Gelet op het voorgaande acht de rechtbank in beginsel een onvoorwaardelijke gevangenisstraf aangewezen. Echter, wegens het ruime tijdsverloop van de strafprocedure, het feit dat de bewezenverklaarde feiten meer dan vier jaren geleden zijn gepleegd, alsmede gelet op het bepaalde in artikel 63 van het Wetboek van Strafrecht, zal de rechtbank aan verdachte een geheel voorwaardelijke gevangenisstraf opleggen.

Toepassing van wetsartikelen

De rechtbank heeft gelet op de artikelen 14a, 14b, 14c, 47, 63, 420bis en 420ter van het Wetboek van Strafrecht, zoals deze artikelen golden ten tijde van het bewezen verklaarde.

Uitspraak

De rechtbank

Verklaart het primair ten laste gelegde bewezen, te kwalificeren en strafbaar zoals voormeld en verdachte daarvoor strafbaar.
Verklaart niet bewezen hetgeen aan verdachte meer of anders is ten laste gelegd dan het bewezen verklaarde en spreekt verdachte daarvan vrij.
Veroordeelt verdachte tot:

een gevangenisstraf voor de duur van 3 maanden.
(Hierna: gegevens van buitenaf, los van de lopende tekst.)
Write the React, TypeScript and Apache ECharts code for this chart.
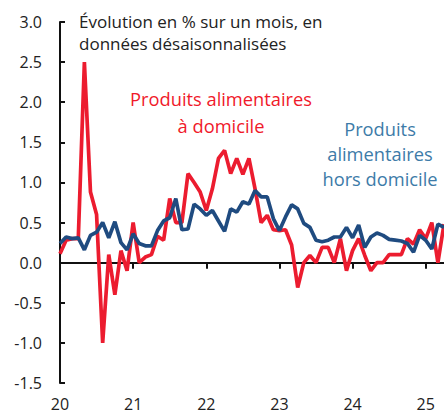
import React, { useEffect, useRef } from "react";
import * as echarts from "echarts";

const months: string[] = [];
for (let y = 2020; y <= 2025; y++) {
  for (let m = 1; m <= 12; m++) {
    if (months.length < 64) months.push(`${y}-${String(m).padStart(2, "0")}`);
  }
}

const foodAtHome = [
  0.11, 0.28, 0.3, 0.3, 2.5, 0.88, 0.6, -1.0, 0.1, -0.4, 0.15, -0.1,
  0.5, 0.0, 0.07, 0.1, 0.33, 0.28, 0.8, 0.5, 0.5, 1.11, 1.0, 0.88,
  0.65, 0.92, 1.3, 1.4, 1.11, 1.3, 1.1, 1.3, 0.92, 0.5, 0.59, 0.41,
  0.4, 0.41, 0.22, -0.31, 0.0, 0.09, 0.0, 0.19, 0.19, 0.0, 0.3, -0.1,
  0.15, 0.3, 0.09, -0.1, 0.0, 0.0, 0.1, 0.1, 0.1, 0.3, 0.23, 0.41,
  0.3, 0.5, 0.0, 0.48,
];

const foodAway = [
  0.24, 0.32, 0.3, 0.31, 0.16, 0.34, 0.38, 0.5, 0.31, 0.51, 0.25, 0.16,
  0.36, 0.24, 0.21, 0.21, 0.4, 0.52, 0.56, 0.8, 0.41, 0.42, 0.73, 0.67,
  0.59, 0.65, 0.52, 0.39, 0.67, 0.63, 0.76, 0.73, 0.9, 0.82, 0.82, 0.55,
  0.4, 0.57, 0.72, 0.67, 0.49, 0.44, 0.28, 0.26, 0.28, 0.32, 0.32, 0.44,
  0.31, 0.47, 0.19, 0.32, 0.37, 0.34, 0.29, 0.28, 0.27, 0.24, 0.13, 0.34,
  0.28, 0.17, 0.48, 0.44,
];

const yTicks = { min: -1.5, max: 3.0, interval: 0.5 };

const FONT = "'Open Sans', 'Noto Sans', sans-serif";
const RED = "#ec1c2f";
const NAVY = "#1f4b80";
const RED_TEXT = "#f0192a";
const BLUE_TEXT = "#3d7ba8";

export default function App() {
  const ref = useRef<HTMLDivElement>(null);
  useEffect(() => {
    document.body.style.margin = "0";
    const chart = echarts.init(ref.current!, null, { renderer: "svg" });
    const yearTick = (i: number) => i % 12 === 0;
    chart.setOption({
      animation: false,
      grid: { left: 60, right: 0, top: 22, bottom: 31 },
      xAxis: [
        {
          type: "category",
          data: months,
          boundaryGap: false,
          position: "bottom",
          axisLine: { show: true, onZero: true, lineStyle: { color: "#111", width: 2 } },
          axisTick: { show: true, interval: yearTick, length: 6, lineStyle: { color: "#111", width: 2 } },
          axisLabel: { show: false },
          splitLine: { show: false },
        },
        {
          type: "category",
          data: months,
          boundaryGap: false,
          position: "bottom",
          axisLine: { show: false, onZero: false },
          axisTick: { show: false },
          axisLabel: {
            show: true,
            interval: yearTick,
            formatter: (v: string) => v.slice(2, 4),
            fontFamily: FONT,
            fontSize: 16,
            color: "#222",
            margin: 13,
          },
          splitLine: { show: false },
        },
      ],
      yAxis: {
        type: "value",
        min: yTicks.min,
        max: yTicks.max,
        interval: yTicks.interval,
        axisLine: { show: true, lineStyle: { color: "#111", width: 2 } },
        axisTick: { show: true, inside: true, length: 5, lineStyle: { color: "#111", width: 2 } },
        axisLabel: {
          formatter: (v: number) => v.toFixed(1),
          fontFamily: FONT,
          fontSize: 16,
          color: "#222",
          margin: 18,
        },
        splitLine: { show: false },
      },
      series: [
        {
          type: "line",
          data: foodAtHome,
          xAxisIndex: 0,
          symbol: "none",
          lineStyle: { color: RED, width: 3.7 },
          z: 2,
        },
        {
          type: "line",
          data: foodAway,
          xAxisIndex: 0,
          symbol: "none",
          lineStyle: { color: NAVY, width: 3.7 },
          z: 3,
        },
      ],
      graphic: [
        {
          type: "text",
          left: 79,
          top: 10,
          style: {
            text: "Évolution en % sur un mois, en\ndonnées désaisonnalisées",
            font: `17px ${FONT}`,
            fill: "#222",
            lineHeight: 22,
          },
        },
        {
          type: "text",
          x: 221,
          y: 112,
          style: {
            text: "Produits alimentaires\nà domicile",
            font: `18.3px ${FONT}`,
            fill: RED_TEXT,
            lineHeight: 27,
            align: "center",
            verticalAlign: "middle",
          },
        },
        {
          type: "text",
          x: 380,
          y: 153,
          style: {
            text: "Produits\nalimentaires\nhors domicile",
            font: `18.3px ${FONT}`,
            fill: BLUE_TEXT,
            lineHeight: 25,
            align: "center",
            verticalAlign: "middle",
          },
        },
      ],
    });
    return () => chart.dispose();
  }, []);
  return <div ref={ref} style={{ width: 444, height: 414 }} />;
}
Bepaalt dat deze gevangenisstraf,
niet zal worden ten uitvoer gelegd, tenzij de rechter later anders mocht gelasten, op grond dat de veroordeelde zich voor het einde van een proeftijd, welke hierbij wordt vastgesteld op 2 jaren, aan een strafbaar feit heeft schuldig gemaakt.
Beveelt dat de tijd door de veroordeelde voor de tenuitvoerlegging van deze uitspraak in verzekering doorgebracht, bij de (eventuele) uitvoering van de opgelegde gevangenisstraf, geheel in mindering zal worden gebracht.
Dit vonnis is gewezen door mr. W.S. Sikkema, voorzitter, mr. H.H.A. Fransen en
mr. C.H. Beuker, rechters, bijgestaan door mr. M.T. Bos, griffier, en uitgesproken ter openbare terechtzitting van deze rechtbank op 19 oktober 2018.
Mrs. H.H.A. Fransen en M.T. Bos zijn buiten staat dit vonnis mede te ondertekenen.

Voetnoten

1.Aangifte zaak 2, [slachtoffer 1], pagina 30 e.v. dossier Eudora;
2.Verklaring verdachte [medeverdachte 2], pagina 296.
3.Verklaring verdachte [medeverdachte 2], pagina 297.
4.Verklaring verdachte [medeverdachte 2], pagina 298.
5.Verklaring verdachte [medeverdachte 2], pagina 297-299.
6.Verklaring verdachte [verdachte], pagina 369 dossier Eudora.
7.Verklaring [verdachte], pagina 418 dossier Eudora.
8.Verklaring verdachte [verdachte], pagina 376 dossier Eudora.
9.Verklaring verdachte [medeverdachte 2], pagina 300.
10.Verklaring verdachte [medeverdachte 2], pagina 300.
11.Verklaring verdachte [medeverdachte 2], pagina 301.